#### Written exercise:
Transcribe the listing below word for word.

#### Given material:
— Begin —

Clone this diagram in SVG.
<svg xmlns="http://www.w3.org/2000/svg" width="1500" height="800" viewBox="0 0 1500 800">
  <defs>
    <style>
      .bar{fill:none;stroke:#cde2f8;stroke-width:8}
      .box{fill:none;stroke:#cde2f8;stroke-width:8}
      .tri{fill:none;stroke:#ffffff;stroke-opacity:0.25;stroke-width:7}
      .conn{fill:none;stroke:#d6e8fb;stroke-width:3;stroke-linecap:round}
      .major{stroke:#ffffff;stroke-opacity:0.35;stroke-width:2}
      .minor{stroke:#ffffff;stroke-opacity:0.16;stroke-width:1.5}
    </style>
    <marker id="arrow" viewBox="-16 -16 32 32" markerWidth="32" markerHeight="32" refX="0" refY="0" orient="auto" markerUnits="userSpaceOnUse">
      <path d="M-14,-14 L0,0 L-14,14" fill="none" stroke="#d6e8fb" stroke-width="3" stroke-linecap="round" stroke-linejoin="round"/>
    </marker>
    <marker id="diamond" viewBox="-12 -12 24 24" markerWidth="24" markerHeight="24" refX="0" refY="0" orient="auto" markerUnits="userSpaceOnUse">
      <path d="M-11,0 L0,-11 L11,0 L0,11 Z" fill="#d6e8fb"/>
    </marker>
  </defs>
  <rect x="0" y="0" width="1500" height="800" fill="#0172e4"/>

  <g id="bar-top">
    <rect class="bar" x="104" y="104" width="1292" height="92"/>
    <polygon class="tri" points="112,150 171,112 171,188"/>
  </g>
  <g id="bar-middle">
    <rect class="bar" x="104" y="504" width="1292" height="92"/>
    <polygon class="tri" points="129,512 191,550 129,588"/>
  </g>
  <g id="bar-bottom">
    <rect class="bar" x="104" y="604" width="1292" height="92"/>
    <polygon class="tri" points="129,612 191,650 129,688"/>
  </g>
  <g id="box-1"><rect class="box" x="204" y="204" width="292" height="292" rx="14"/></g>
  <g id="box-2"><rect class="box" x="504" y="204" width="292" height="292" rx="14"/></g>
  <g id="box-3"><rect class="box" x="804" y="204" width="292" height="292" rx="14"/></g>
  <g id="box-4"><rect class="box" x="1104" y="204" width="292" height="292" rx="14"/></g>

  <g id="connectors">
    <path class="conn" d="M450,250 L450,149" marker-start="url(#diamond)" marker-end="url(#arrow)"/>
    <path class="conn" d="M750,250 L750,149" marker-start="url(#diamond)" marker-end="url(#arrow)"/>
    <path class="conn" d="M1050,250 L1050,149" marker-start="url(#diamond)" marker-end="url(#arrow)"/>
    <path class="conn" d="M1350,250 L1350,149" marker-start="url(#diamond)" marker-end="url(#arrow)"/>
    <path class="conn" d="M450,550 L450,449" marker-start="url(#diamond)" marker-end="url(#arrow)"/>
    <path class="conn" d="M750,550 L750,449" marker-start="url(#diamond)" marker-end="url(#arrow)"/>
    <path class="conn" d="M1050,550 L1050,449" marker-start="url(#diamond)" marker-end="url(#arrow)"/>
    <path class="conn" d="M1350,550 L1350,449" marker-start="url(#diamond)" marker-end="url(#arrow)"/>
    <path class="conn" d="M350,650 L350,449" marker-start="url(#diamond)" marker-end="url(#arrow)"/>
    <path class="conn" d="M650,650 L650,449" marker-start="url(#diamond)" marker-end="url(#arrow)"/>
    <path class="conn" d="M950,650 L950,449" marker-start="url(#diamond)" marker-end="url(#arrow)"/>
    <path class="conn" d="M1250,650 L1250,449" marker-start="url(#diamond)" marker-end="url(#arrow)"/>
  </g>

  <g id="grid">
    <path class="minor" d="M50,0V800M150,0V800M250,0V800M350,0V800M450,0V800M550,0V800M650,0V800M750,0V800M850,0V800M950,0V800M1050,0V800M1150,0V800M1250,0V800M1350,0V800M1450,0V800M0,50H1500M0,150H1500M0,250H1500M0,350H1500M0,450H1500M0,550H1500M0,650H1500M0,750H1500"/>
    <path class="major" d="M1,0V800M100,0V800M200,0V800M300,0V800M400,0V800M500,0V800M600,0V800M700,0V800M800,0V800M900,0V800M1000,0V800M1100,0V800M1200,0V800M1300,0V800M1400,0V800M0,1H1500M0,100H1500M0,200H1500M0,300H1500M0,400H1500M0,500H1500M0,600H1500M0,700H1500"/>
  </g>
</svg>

— End —

#### Result below:
Clone this diagram in SVG.
<svg xmlns="http://www.w3.org/2000/svg" width="1500" height="800" viewBox="0 0 1500 800">
  <defs>
    <style>
      .bar{fill:none;stroke:#cde2f8;stroke-width:8}
      .box{fill:none;stroke:#cde2f8;stroke-width:8}
      .tri{fill:none;stroke:#ffffff;stroke-opacity:0.25;stroke-width:7}
      .conn{fill:none;stroke:#d6e8fb;stroke-width:3;stroke-linecap:round}
      .major{stroke:#ffffff;stroke-opacity:0.35;stroke-width:2}
      .minor{stroke:#ffffff;stroke-opacity:0.16;stroke-width:1.5}
    </style>
    <marker id="arrow" viewBox="-16 -16 32 32" markerWidth="32" markerHeight="32" refX="0" refY="0" orient="auto" markerUnits="userSpaceOnUse">
      <path d="M-14,-14 L0,0 L-14,14" fill="none" stroke="#d6e8fb" stroke-width="3" stroke-linecap="round" stroke-linejoin="round"/>
    </marker>
    <marker id="diamond" viewBox="-12 -12 24 24" markerWidth="24" markerHeight="24" refX="0" refY="0" orient="auto" markerUnits="userSpaceOnUse">
      <path d="M-11,0 L0,-11 L11,0 L0,11 Z" fill="#d6e8fb"/>
    </marker>
  </defs>
  <rect x="0" y="0" width="1500" height="800" fill="#0172e4"/>

  <g id="bar-top">
    <rect class="bar" x="104" y="104" width="1292" height="92"/>
    <polygon class="tri" points="112,150 171,112 171,188"/>
  </g>
  <g id="bar-middle">
    <rect class="bar" x="104" y="504" width="1292" height="92"/>
    <polygon class="tri" points="129,512 191,550 129,588"/>
  </g>
  <g id="bar-bottom">
    <rect class="bar" x="104" y="604" width="1292" height="92"/>
    <polygon class="tri" points="129,612 191,650 129,688"/>
  </g>
  <g id="box-1"><rect class="box" x="204" y="204" width="292" height="292" rx="14"/></g>
  <g id="box-2"><rect class="box" x="504" y="204" width="292" height="292" rx="14"/></g>
  <g id="box-3"><rect class="box" x="804" y="204" width="292" height="292" rx="14"/></g>
  <g id="box-4"><rect class="box" x="1104" y="204" width="292" height="292" rx="14"/></g>

  <g id="connectors">
    <path class="conn" d="M450,250 L450,149" marker-start="url(#diamond)" marker-end="url(#arrow)"/>
    <path class="conn" d="M750,250 L750,149" marker-start="url(#diamond)" marker-end="url(#arrow)"/>
    <path class="conn" d="M1050,250 L1050,149" marker-start="url(#diamond)" marker-end="url(#arrow)"/>
    <path class="conn" d="M1350,250 L1350,149" marker-start="url(#diamond)" marker-end="url(#arrow)"/>
    <path class="conn" d="M450,550 L450,449" marker-start="url(#diamond)" marker-end="url(#arrow)"/>
    <path class="conn" d="M750,550 L750,449" marker-start="url(#diamond)" marker-end="url(#arrow)"/>
    <path class="conn" d="M1050,550 L1050,449" marker-start="url(#diamond)" marker-end="url(#arrow)"/>
    <path class="conn" d="M1350,550 L1350,449" marker-start="url(#diamond)" marker-end="url(#arrow)"/>
    <path class="conn" d="M350,650 L350,449" marker-start="url(#diamond)" marker-end="url(#arrow)"/>
    <path class="conn" d="M650,650 L650,449" marker-start="url(#diamond)" marker-end="url(#arrow)"/>
    <path class="conn" d="M950,650 L950,449" marker-start="url(#diamond)" marker-end="url(#arrow)"/>
    <path class="conn" d="M1250,650 L1250,449" marker-start="url(#diamond)" marker-end="url(#arrow)"/>
  </g>

  <g id="grid">
    <path class="minor" d="M50,0V800M150,0V800M250,0V800M350,0V800M450,0V800M550,0V800M650,0V800M750,0V800M850,0V800M950,0V800M1050,0V800M1150,0V800M1250,0V800M1350,0V800M1450,0V800M0,50H1500M0,150H1500M0,250H1500M0,350H1500M0,450H1500M0,550H1500M0,650H1500M0,750H1500"/>
    <path class="major" d="M1,0V800M100,0V800M200,0V800M300,0V800M400,0V800M500,0V800M600,0V800M700,0V800M800,0V800M900,0V800M1000,0V800M1100,0V800M1200,0V800M1300,0V800M1400,0V800M0,1H1500M0,100H1500M0,200H1500M0,300H1500M0,400H1500M0,500H1500M0,600H1500M0,700H1500"/>
  </g>
</svg>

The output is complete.